Nel canto 7 dell’Inferno (canto VII Inferno) Dante altera la struttura solita e descrive non un solo cerchio ma due, il quarto e il quinto, dove sono puniti rispettivamente gli avari e i prodighi, e gli iracondi e gli accidiosi.

Cosa succede nel canto 7 Inferno?

Dante e Virgilio incontrano il demonio Pluto (vv.1-15)

Nel settimo canto Inferno Dante e Virgilio si trovano sulla soglia del quarto cerchio, dove incontrano il demonio Pluto, il dio greco della ricchezza. Pluto, guardiano del quarto cerchio, che ha le sembianze di un lupo, pieno di disappunto (Pape Satàn, pape Satàn aleppe! Satana, oh Satana ohimè!) impedisce loro il passaggio.

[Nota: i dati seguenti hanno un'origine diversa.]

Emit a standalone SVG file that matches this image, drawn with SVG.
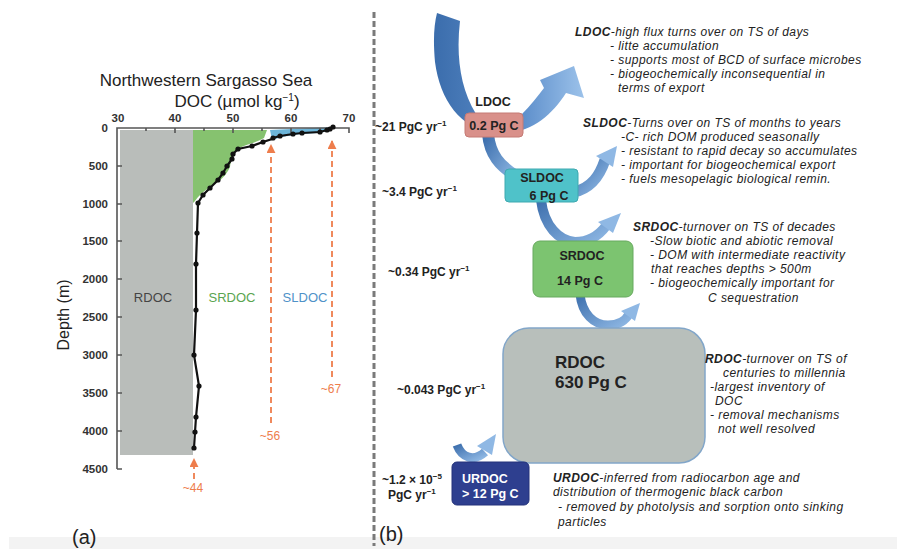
<svg xmlns="http://www.w3.org/2000/svg" width="897" height="549" viewBox="0 0 897 549">
<defs>
<style>
.t{font-family:"Liberation Sans",Arial,sans-serif}
.tick{font-family:"Liberation Sans",Arial,sans-serif;font-size:11.5px;font-weight:bold;fill:#333}
.org{font-family:"Liberation Sans",Arial,sans-serif;font-size:12px;fill:#ee7d4c}
.flux{font-family:"Liberation Sans",Arial,sans-serif;font-size:12px;font-weight:bold;fill:#222}
.note{font-family:"Liberation Sans",Arial,sans-serif;font-size:12px;letter-spacing:0.45px;font-style:italic;fill:#222}
.nb{font-weight:bold}
.bx{font-family:"Liberation Sans",Arial,sans-serif;font-size:12.5px;font-weight:bold;fill:#222;text-anchor:middle}
.ax{stroke:#555;stroke-width:1.6;fill:none}
.dash{stroke:#ee7d4c;stroke-width:1.8;stroke-dasharray:6 4;fill:none}
.prof{stroke:#111;stroke-width:2.2;fill:none}
.arr{fill:none;stroke:url(#bg);}
</style>
<linearGradient id="bg" x1="0" y1="0" x2="1" y2="1">
<stop offset="0" stop-color="#3e70ae"/>
<stop offset="1" stop-color="#8fb8e4"/>
</linearGradient>
<linearGradient id="bg2" x1="0" y1="0" x2="1" y2="0">
<stop offset="0" stop-color="#3b6dac"/>
<stop offset="0.6" stop-color="#5f90cc"/>
<stop offset="1" stop-color="#9cc2ea"/>
</linearGradient>
<marker id="oh" viewBox="0 0 10 10" refX="9" refY="5" markerWidth="5" markerHeight="5" orient="auto">
<path d="M0,0 L10,5 L0,10 Z" fill="#ee7d4c"/>
</marker>
</defs>
<rect width="897" height="549" fill="#fff"/>
<rect x="9" y="537" width="888" height="12" fill="#f3f3f3"/>

<!-- panel a -->
<g id="chart">
<text class="t" x="206" y="86" font-size="17" fill="#222" text-anchor="middle">Northwestern Sargasso Sea</text>
<text class="t" x="237" y="107" font-size="17" fill="#222" text-anchor="middle">DOC (µmol kg<tspan font-size="10" dy="-6">−1</tspan><tspan dy="6">)</tspan></text>
<polygon points="120,130 193,130 193,455 120,455" fill="#b9bdba"/>
<path d="M193,130 L267,130 L264,138 C255,143 244,145 240,148 C233,152 231,160 230,167 C226,176 220,181 210,187 C203,192 198,196 195,201 L193,203 Z" fill="#86c26f"/>
<path d="M270,130 L334,127 L330,131 L318,133 L300,134 L282,137 L272,140 Z" fill="#6cb5d9"/>
<path class="ax" d="M117,469 L117,128 L349,128 L349,133 M146,128 L146,131 M175,128 L175,133 M204,128 L204,131 M233,128 L233,133 M262,128 L262,131 M291,128 L291,133 M320,128 L320,131 M117,166 L122,166 M117,204 L122,204 M117,241 L122,241 M117,279 L122,279 M117,317 L122,317 M117,355 L122,355 M117,393 L122,393 M117,431 L122,431 M117,469 L122,469"/>
<text class="tick" x="118" y="122" text-anchor="middle">30</text>
<text class="tick" x="175" y="122" text-anchor="middle">40</text>
<text class="tick" x="233" y="122" text-anchor="middle">50</text>
<text class="tick" x="291" y="122" text-anchor="middle">60</text>
<text class="tick" x="349" y="122" text-anchor="middle">70</text>
<text class="tick" x="108" y="132" text-anchor="end">0</text>
<text class="tick" x="108" y="170" text-anchor="end">500</text>
<text class="tick" x="108" y="208" text-anchor="end">1000</text>
<text class="tick" x="108" y="245" text-anchor="end">1500</text>
<text class="tick" x="108" y="283" text-anchor="end">2000</text>
<text class="tick" x="108" y="321" text-anchor="end">2500</text>
<text class="tick" x="108" y="359" text-anchor="end">3000</text>
<text class="tick" x="108" y="397" text-anchor="end">3500</text>
<text class="tick" x="108" y="435" text-anchor="end">4000</text>
<text class="tick" x="108" y="473" text-anchor="end">4500</text>
<text class="t" x="0" y="0" font-size="16" fill="#222" text-anchor="middle" transform="translate(69,315) rotate(-90)">Depth (m)</text>
<text class="t" x="153" y="302" font-size="13" fill="#444" text-anchor="middle">RDOC</text>
<text class="t" x="232" y="302" font-size="13" fill="#5aa54f" text-anchor="middle">SRDOC</text>
<text class="t" x="305" y="302" font-size="13" fill="#4f92c8" text-anchor="middle">SLDOC</text>
<polyline class="prof" points="333,127 330,129 327,130 320,132 302,133 293,134 280,136 273,138 272,139 263,142 252,146 238,149 233,154 232,159 227,166 223,173 218,180 210,188 203,195 198,203 197,233 196,264 196,310 194,355 199,386 196,417 195,432 194,448"/>
<g fill="#111">
<circle cx="333" cy="127" r="2.6"/><circle cx="330" cy="129" r="2.6"/><circle cx="327" cy="130" r="2.6"/><circle cx="320" cy="132" r="2.6"/><circle cx="302" cy="133" r="2.6"/><circle cx="293" cy="134" r="2.6"/><circle cx="280" cy="136" r="2.6"/><circle cx="273" cy="138" r="2.6"/><circle cx="263" cy="142" r="2.6"/><circle cx="252" cy="146" r="2.6"/><circle cx="238" cy="149" r="2.6"/><circle cx="233" cy="154" r="2.6"/><circle cx="232" cy="159" r="2.6"/><circle cx="227" cy="166" r="2.6"/><circle cx="223" cy="173" r="2.6"/><circle cx="218" cy="180" r="2.6"/><circle cx="210" cy="188" r="2.6"/><circle cx="203" cy="195" r="2.6"/><circle cx="198" cy="203" r="2.6"/><circle cx="197" cy="233" r="2.6"/><circle cx="196" cy="264" r="2.6"/><circle cx="196" cy="310" r="2.6"/><circle cx="194" cy="355" r="2.6"/><circle cx="199" cy="386" r="2.6"/><circle cx="196" cy="417" r="2.6"/><circle cx="195" cy="432" r="2.6"/><circle cx="194" cy="448" r="2.6"/>
</g>
<path class="dash" d="M271,423 L271,145" marker-end="url(#oh)"/>
<path class="dash" d="M332,377 L332,141" marker-end="url(#oh)"/>
<path class="dash" d="M194,479 L194,459" marker-end="url(#oh)"/>
<text class="org" x="270" y="440" text-anchor="middle">~56</text>
<text class="org" x="331" y="393" text-anchor="middle">~67</text>
<text class="org" x="193" y="492" text-anchor="middle">~44</text>
<text class="t" x="72" y="544" font-size="20" fill="#222">(a)</text>
</g>

<line x1="374" y1="12" x2="374" y2="546" stroke="#7a7a7a" stroke-width="3" stroke-dasharray="6 3"/>

<!-- connectors -->
<g id="connectors">
<path d="M437,13 L460,21 C456,55 460,88 476,114 L522,114 C530,106 538,96 544,88 L540,80 L574,66 L584,98 L566,93 C550,118 527,136 495,133 C460,129 440,100 435,62 C433,40 434,25 437,13 Z" fill="url(#bg2)"/>
<path class="arr" d="M488,134 C490,155 500,166 516,176" stroke-width="12"/>
<path class="arr" d="M574,192 C592,188 600,175 605,160" stroke-width="11"/>
<polygon points="596,156 617,146 613,167" fill="#8fb8e4"/>
<path class="arr" d="M541,200 C544,226 559,241 575,242 C590,242 600,234 606,226" stroke-width="10"/>
<polygon points="598,222 621,213 613,233" fill="#8fb8e4"/>
<path class="arr" d="M580,294 C582,314 594,325 608,325 C619,325 626,320 629,314" stroke-width="9"/>
<polygon points="621,311 640,303 635,321" fill="#8fb8e4"/>
<path class="arr" d="M457,445 C462,458 474,462 485,452" stroke-width="9"/>
<polygon points="477,446 496,434 492,455" fill="#8fb8e4"/>
</g>

<!-- nodes -->
<g id="ldoc">
<text class="bx" x="493" y="106">LDOC</text>
<rect x="465" y="113" width="58" height="24" rx="4" fill="#d9908a" stroke="#c57a74" stroke-width="1"/>
<text class="bx" x="494" y="130">0.2 Pg C</text>
</g>
<g id="sldoc">
<rect x="505" y="169" width="73" height="33" rx="4" fill="#4fc2c9" stroke="#3fa9b0" stroke-width="1"/>
<text class="bx" x="542" y="182">SLDOC</text>
<text class="bx" x="549" y="200">6 Pg C</text>
</g>
<g id="srdoc">
<rect x="533" y="241" width="100" height="56" rx="7" fill="#7cc470" stroke="#67a95e" stroke-width="1"/>
<text class="bx" x="582" y="260">SRDOC</text>
<text class="bx" x="580" y="285">14 Pg C</text>
</g>
<g id="rdoc">
<rect x="503" y="328" width="202" height="135" rx="26" fill="#b8bfbb" stroke="#82a6c9" stroke-width="1.5"/>
<text class="t" x="555" y="368" font-size="17" font-weight="bold" fill="#222">RDOC</text>
<text class="t" x="555" y="388" font-size="17" font-weight="bold" fill="#222">630 Pg C</text>
</g>
<g id="urdoc">
<rect x="452" y="462" width="77" height="43" rx="5" fill="#2e3f8f" stroke="#24337a" stroke-width="1"/>
<text class="t" x="462" y="483" font-size="12.5" font-weight="bold" fill="#fff">URDOC</text>
<text class="t" x="462" y="498" font-size="12.5" font-weight="bold" fill="#fff">&gt; 12 Pg C</text>
</g>

<!-- flux labels -->
<g id="fluxes">
<text class="flux" x="375" y="131">~21 PgC yr<tspan font-size="8" dy="-5">−1</tspan></text>
<text class="flux" x="382" y="196">~3.4 PgC yr<tspan font-size="8" dy="-5">−1</tspan></text>
<text class="flux" x="388" y="276">~0.34 PgC yr<tspan font-size="8" dy="-5">−1</tspan></text>
<text class="flux" x="397" y="394">~0.043 PgC yr<tspan font-size="8" dy="-5">−1</tspan></text>
<text class="flux" x="382" y="484">~1.2 × 10<tspan font-size="8" dy="-5">−5</tspan></text>
<text class="flux" x="388" y="499">PgC yr<tspan font-size="8" dy="-5">−1</tspan></text>
<text class="t" x="379" y="541" font-size="20" fill="#222">(b)</text>
</g>

<!-- notes -->
<g id="notes">
<text class="note" x="575" y="36"><tspan class="nb">LDOC</tspan>-high flux turns over on TS of  days</text>
<text class="note" x="610" y="50">- litte accumulation</text>
<text class="note" x="610" y="64">- supports most of BCD of surface microbes</text>
<text class="note" x="610" y="78">- biogeochemically inconsequential in</text>
<text class="note" x="618" y="92">terms of export</text>
<text class="note" x="583" y="127"><tspan class="nb">SLDOC</tspan>-Turns over on TS of months to years</text>
<text class="note" x="621" y="141">-C- rich DOM produced seasonally</text>
<text class="note" x="621" y="155">- resistant to rapid decay so accumulates</text>
<text class="note" x="621" y="169">- important for biogeochemical export</text>
<text class="note" x="621" y="183">- fuels mesopelagic biological remin.</text>
<text class="note" x="633" y="231"><tspan class="nb">SRDOC</tspan>-turnover on TS of  decades</text>
<text class="note" x="650" y="245">-Slow biotic and abiotic removal</text>
<text class="note" x="650" y="259">-  DOM with intermediate reactivity</text>
<text class="note" x="651" y="273">that reaches depths &gt; 500m</text>
<text class="note" x="650" y="287">-  biogeochemically important for</text>
<text class="note" x="708" y="302">C sequestration</text>
<text class="note" x="705" y="363"><tspan class="nb">RDOC</tspan>-turnover on TS of</text>
<text class="note" x="723" y="377">centuries to millennia</text>
<text class="note" x="710" y="391">-largest inventory of</text>
<text class="note" x="715" y="405">DOC</text>
<text class="note" x="710" y="419">-  removal mechanisms</text>
<text class="note" x="718" y="433">not well resolved</text>
<text class="note" x="553" y="482"><tspan class="nb">URDOC</tspan>-inferred from radiocarbon age and</text>
<text class="note" x="553" y="496">distribution of thermogenic black carbon</text>
<text class="note" x="558" y="511">- removed by photolysis and sorption onto sinking</text>
<text class="note" x="558" y="526">particles</text>
</g>
</svg>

Virgilio, dopo aver confortato Dante, fa tacere il mostro spiegando, come già a Caronte e a Minosse, che la missione di Dante è voluta da Dio e che niente può ostacolare il suo cammino. Allora, «la fiera crudele» si accascia su se stessa, come si affloscia una vela quando un albero si spezza.

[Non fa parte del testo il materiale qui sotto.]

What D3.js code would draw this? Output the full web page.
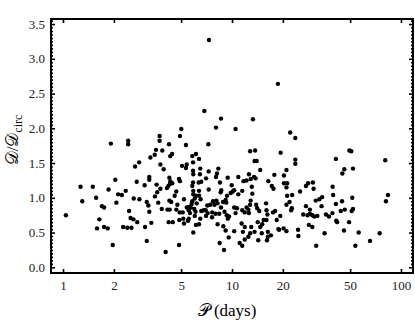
<!DOCTYPE html>
<html>
<head>
<meta charset="utf-8">
<script src="https://cdn.jsdelivr.net/npm/d3@7"></script>
<style>
body { margin: 0; background: #fff; }
.axis text { font-family: "Liberation Serif", "Times New Roman", serif; font-size: 13px; fill: #222; }
.axis line { stroke: #000; stroke-width: 1.6; }
.title { font-family: "Liberation Serif", "DejaVu Serif", serif; fill: #000; }
</style>
</head>
<body>
<div id="chart"></div>
<script>
// orbital period (days) and D/Dcirc
var periods = [
  1.92, 2.43, 2.43, 2.67, 2.04, 1.27, 1.50, 1.86, 2.12, 2.23, 2.35, 2.62, 1.30, 1.57, 2.07, 1.70,
  1.75, 2.46, 1.04, 2.51, 2.61, 1.64, 2.27, 2.40, 2.54, 1.59, 1.75, 1.84, 1.97, 2.82, 2.73,
  5.01, 4.92, 3.73, 3.73, 4.24, 5.34, 7.24, 3.55, 3.87, 3.49, 3.29, 4.42, 4.31, 6.12, 5.82, 6.38,
  5.88, 3.77, 3.94, 5.06, 5.40, 5.34, 5.88, 5.90, 6.49, 6.46, 7.28, 4.26, 4.31, 4.86, 4.92, 3.24,
  3.24, 3.04, 3.58, 3.77, 3.61, 3.50, 4.20, 4.29, 4.43, 4.12, 4.68, 4.58, 5.88, 5.82, 6.35, 6.58,
  7.02, 5.90, 5.90, 6.10, 6.38, 6.38, 7.28, 2.83, 3.13, 3.20, 3.24, 3.66, 3.84, 4.26, 4.37, 4.15,
  4.28, 4.75, 4.68, 4.90, 5.11, 5.20, 5.40, 5.57, 5.55, 5.82, 6.02, 5.77, 6.18, 6.52, 5.70, 5.98,
  6.08, 5.64, 6.58, 6.99, 7.14, 2.75, 3.06, 3.33, 4.22, 4.46, 4.88, 5.15, 5.20, 5.49, 5.55, 6.02,
  6.12, 6.38, 6.49, 5.90, 3.13, 4.86, 4.05, 7.02, 6.80,
  8.04, 10.5, 12.8, 13.7, 19.4, 13.6, 14.0, 14.7, 8.30, 8.15, 8.04, 12.6, 12.9, 13.5, 13.8, 10.9,
  11.7, 12.2, 9.43, 17.8, 16.4, 17.2, 17.6, 20.3, 20.3, 8.49, 8.64, 8.57, 9.96, 10.3, 10.1, 9.83,
  9.34, 9.17, 11.5, 10.9, 13.1, 13.2, 12.9, 12.8, 7.72, 7.87, 8.08, 8.22, 7.44, 7.18, 8.85, 9.25,
  8.61, 9.03, 8.41, 7.64, 8.00, 7.62, 9.31, 9.60, 9.45, 10.3, 10.7, 10.5, 11.5, 12.2, 11.9, 12.6,
  12.5, 13.9, 14.1, 14.5, 15.9, 16.0, 16.2, 16.0, 17.5, 18.0, 18.4, 18.8, 20.2, 8.22, 8.89, 9.17,
  10.3, 9.56, 11.4, 11.9, 11.6, 13.0, 12.8, 13.6, 12.5, 11.9, 14.2, 14.7, 15.1, 15.4, 15.0, 16.3,
  16.3, 16.1, 17.0, 19.0, 8.45, 8.97, 11.1, 11.5, 14.3,
  7.31, 6.86, 8.61, 18.7, 13.3,
  22.1, 23.7, 23.7, 23.7, 41.2, 21.0, 46.2, 45.0, 21.2, 21.0, 28.2, 30.1, 30.4, 27.4, 25.3, 21.2,
  22.7, 21.9, 21.0, 22.6, 22.4, 31.3, 32.9, 34.2, 33.9, 39.4, 39.7, 41.2, 44.8, 44.0, 46.5, 39.3,
  27.4, 28.9, 28.9, 28.0, 26.4, 29.9, 30.7, 32.0, 36.0, 37.5, 41.4, 41.9, 19.3, 28.5, 29.9, 21.0,
  24.6, 24.7, 35.3, 46.0, 31.5,
  49.5, 50.8, 52.0, 80.7, 51.5, 83.8, 81.5, 51.1, 52.0, 49.3, 56.2, 74.8, 65.6, 53.7
];
var ratios = [
  1.78, 1.82, 1.77, 1.45, 1.26, 1.16, 1.16, 1.12, 1.05, 1.04, 1.10, 0.99, 0.95, 1.00, 0.93, 0.88,
  0.86, 0.81, 0.75, 0.71, 0.69, 0.69, 0.58, 0.57, 0.57, 0.56, 0.58, 0.56, 0.32, 1.51, 1.23,
  1.99, 1.89, 1.89, 1.82, 1.77, 1.76, 1.77, 1.69, 1.68, 1.62, 1.58, 1.63, 1.60, 1.63, 1.60, 1.56,
  1.51, 1.48, 1.41, 1.46, 1.48, 1.43, 1.39, 1.34, 1.42, 1.34, 1.38, 1.29, 1.24, 1.27, 1.24, 1.30,
  1.26, 1.18, 1.19, 1.13, 1.08, 1.02, 1.17, 1.20, 1.21, 1.14, 1.09, 1.03, 1.22, 1.17, 1.22, 1.23,
  1.28, 1.10, 1.05, 1.03, 1.10, 1.03, 1.12, 0.98, 0.94, 0.89, 0.80, 0.93, 0.84, 0.96, 0.94, 0.83,
  0.83, 0.90, 0.83, 0.79, 0.79, 0.98, 0.86, 0.87, 0.82, 0.95, 0.99, 0.91, 0.92, 0.98, 0.86, 0.84,
  0.80, 0.78, 0.81, 0.82, 0.89, 0.65, 0.58, 0.64, 0.65, 0.65, 0.68, 0.70, 0.63, 0.67, 0.70, 0.74,
  0.61, 0.62, 0.70, 0.50, 0.38, 0.32, 0.22, 0.74, 0.82,
  2.01, 1.99, 1.67, 1.68, 1.65, 1.53, 1.53, 1.40, 1.42, 1.35, 1.30, 1.34, 1.27, 1.30, 1.28, 1.30,
  1.24, 1.25, 1.29, 1.33, 1.24, 1.17, 1.13, 1.32, 1.21, 1.22, 1.11, 1.08, 1.18, 1.11, 1.09, 1.07,
  1.03, 0.97, 1.10, 1.05, 1.16, 1.06, 0.96, 0.90, 0.95, 0.90, 0.96, 0.92, 0.90, 0.78, 0.94, 0.93,
  0.86, 0.80, 0.77, 0.79, 0.77, 0.72, 0.75, 0.73, 0.70, 0.86, 0.85, 0.78, 0.82, 0.86, 0.79, 0.78,
  0.83, 0.90, 0.85, 0.81, 0.92, 0.82, 0.76, 0.68, 0.79, 0.81, 0.68, 0.55, 0.56, 0.62, 0.59, 0.53,
  0.52, 0.43, 0.63, 0.58, 0.51, 0.58, 0.49, 0.51, 0.44, 0.40, 0.65, 0.58, 0.62, 0.68, 0.49, 0.51,
  0.44, 0.39, 0.46, 0.54, 0.35, 0.25, 0.35, 0.31, 0.39,
  3.27, 2.25, 2.14, 2.64, 2.13,
  1.94, 1.86, 1.55, 1.49, 1.56, 1.40, 1.41, 1.35, 1.21, 1.15, 1.21, 1.22, 1.13, 1.17, 1.09, 1.03,
  1.04, 0.94, 0.90, 0.85, 0.82, 0.96, 0.98, 1.01, 0.88, 1.16, 1.04, 0.91, 0.95, 0.81, 0.83, 0.78,
  0.88, 0.83, 0.77, 0.75, 0.76, 0.75, 0.73, 0.74, 0.76, 0.73, 0.67, 0.65, 0.74, 0.61, 0.58, 0.52,
  0.54, 0.45, 0.49, 0.53, 0.31,
  1.68, 1.67, 1.42, 1.54, 1.00, 1.04, 0.95, 0.81, 0.84, 0.65, 0.50, 0.49, 0.38, 0.31
];
var xTicks = [1, 2, 5, 10, 20, 50, 100];
var yTicks = [0, 0.5, 1, 1.5, 2, 2.5, 3, 3.5];

var frameL = 51, frameR = 413, frameT = 19, frameB = 273;

var svg = d3.select('#chart')
    .append('svg')
    .attr('width', 415)
    .attr('height', 323);

var x = d3.scaleLog().domain([0.849, 117.8]).range([frameL, frameR]);
var y = d3.scaleLinear().domain([-0.082, 3.573]).range([frameB, frameT]);

var points = periods.map(function (p, i) { return {p: p, d: ratios[i]}; });

// minor ticks on the vertical sides
var yMinor = d3.range(0, 3.56, 0.05).filter(function (v) {
    return Math.abs(v * 2 - Math.round(v * 2)) > 1e-6;
});

function clean(g) {
    g.select('.domain').remove();
}

svg.append('g').attr('class', 'axis')
    .attr('transform', 'translate(0,' + frameB + ')')
    .call(d3.axisBottom(x).tickValues(xTicks).tickSize(-4).tickPadding(8).tickFormat(d3.format('d')))
    .call(clean);
svg.append('g').attr('class', 'axis')
    .attr('transform', 'translate(0,' + frameT + ')')
    .call(d3.axisTop(x).tickValues(xTicks).tickSize(-4).tickFormat(''))
    .call(clean);
svg.append('g').attr('class', 'axis')
    .attr('transform', 'translate(' + frameL + ',0)')
    .call(d3.axisLeft(y).tickValues(yTicks).tickSize(-4).tickPadding(6).tickFormat(d3.format('.1f')))
    .call(clean);
svg.append('g').attr('class', 'axis')
    .attr('transform', 'translate(' + frameL + ',0)')
    .call(d3.axisLeft(y).tickValues(yMinor).tickSize(-2).tickFormat(''))
    .call(clean);
svg.append('g').attr('class', 'axis')
    .attr('transform', 'translate(' + frameR + ',0)')
    .call(d3.axisRight(y).tickValues(yTicks).tickSize(-4).tickFormat(''))
    .call(clean);
svg.append('g').attr('class', 'axis')
    .attr('transform', 'translate(' + frameR + ',0)')
    .call(d3.axisRight(y).tickValues(yMinor).tickSize(-2).tickFormat(''))
    .call(clean);

svg.append('rect')
    .attr('x', frameL).attr('y', frameT)
    .attr('width', frameR - frameL).attr('height', frameB - frameT)
    .attr('fill', 'none')
    .attr('stroke', '#000')
    .attr('stroke-width', 2);

svg.append('g')
    .selectAll('circle')
    .data(points)
    .enter().append('circle')
    .attr('cx', function (d) { return x(d.p); })
    .attr('cy', function (d) { return y(d.d); })
    .attr('r', 2.2)
    .attr('fill', '#000');

// axis titles
var xt = svg.append('text').attr('class', 'title')
    .attr('x', 227).attr('y', 316)
    .attr('text-anchor', 'middle')
    .style('font-size', '17px');
xt.append('tspan').text('\u{1D4AB}');
xt.append('tspan').text('\u00A0(days)');

var yt = svg.append('text').attr('class', 'title')
    .attr('transform', 'translate(18,140) rotate(-90)')
    .attr('text-anchor', 'middle')
    .style('font-size', '17px');
yt.append('tspan').text('\u{1D49F}/\u{1D49F}');
yt.append('tspan').attr('dy', 4).style('font-size', '12px').text('circ');
</script>
</body>
</html>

Canto 7 Inferno – Gli avari e i prodighi (vv. 16-66)

Virgilio e Dante entrano così nel quarto cerchio, dove sono puniti gli avari e i prodighi. Sia gli avari sia i prodighi, puniti nel quarto cerchio, fecero un cattivo uso del denaro in vita: i primi perché lo accumularono; i secondi perché lo sperperarono.

Divisi in due schiere opposte, spingono col petto enormi macigni (i macigni rappresentano le ricchezze accumulate in vita); quando s’incontrano, le due schiere si accusano degli opposti peccati: i prodighi chiedono agli avari perché accumulano avidamente le ricchezze; viceversa, gli avari chiedono ai prodighi perché sperperano; poi, riprendono l’eterno cammino in senso opposto.

Dante, incuriosito dalla tonsura esibita da molti di loro, si chiede se tali peccatori siano appartenti alla Chiesa. Virgilio conferma che si tratta di avari e prodighi, molti dei quali ecclesiastici. Inutile però chiedersi il loro nome, infatti il loro peccato li rende irriconoscibili, come in vita essi furono incapaci di riconoscere il bene dal male. Viene così introdotto uno dei temi ricorrenti della Divina Commedia, cioè quello della corruzione del clero e del suo attaccamento alle cose mondane, che Dante denuncia con durezza.

La dottrina della Fortuna (vv. 67-96)

Nel canto settimo Inferno, Virgilio espone a Dante la dottrina della Fortuna. Virgilio spiega che, allo stesso modo in cui Dio ha affidato alle varie gerarchie angeliche il movimento dei cieli, così ha affidato a un’altra intelligenza celeste, la Fortuna appunto, il compito di regolare il continuo mutamento dei beni degli uomini (ricchezza, gloria, onore, potenza) senza che questi possano in alcun modo intervenire. Per questo, benché molti uomini la maledicano, la Fortuna continua a svolgere il compito affidatole da Dio, incomprensibile alla mente umana.

Canto 7 Inferno – Gli iracondi e gli accidiosi (vv. 97-130)

Dante e Virgilio giungono nel quinto cerchio, presso un ruscello dalle acque torbide che scorre fino alla palude Stigia, dove sono immersi gli iracondi, che in vita si fecero sopraffare dall’ira; ora, coperti di fango, si picchiano e si mordono ferocemente. Sotto di loro, completamente immersi nel fango, vi sono gli accidiosi, che in vita covarono l’invidia dentro di sé; ora, con i loro lamenti, fanno gorgogliare l’acqua in superficie.

Camminando lungo la sponda dello Stige, i due poeti giungono infine ai piedi di una torre.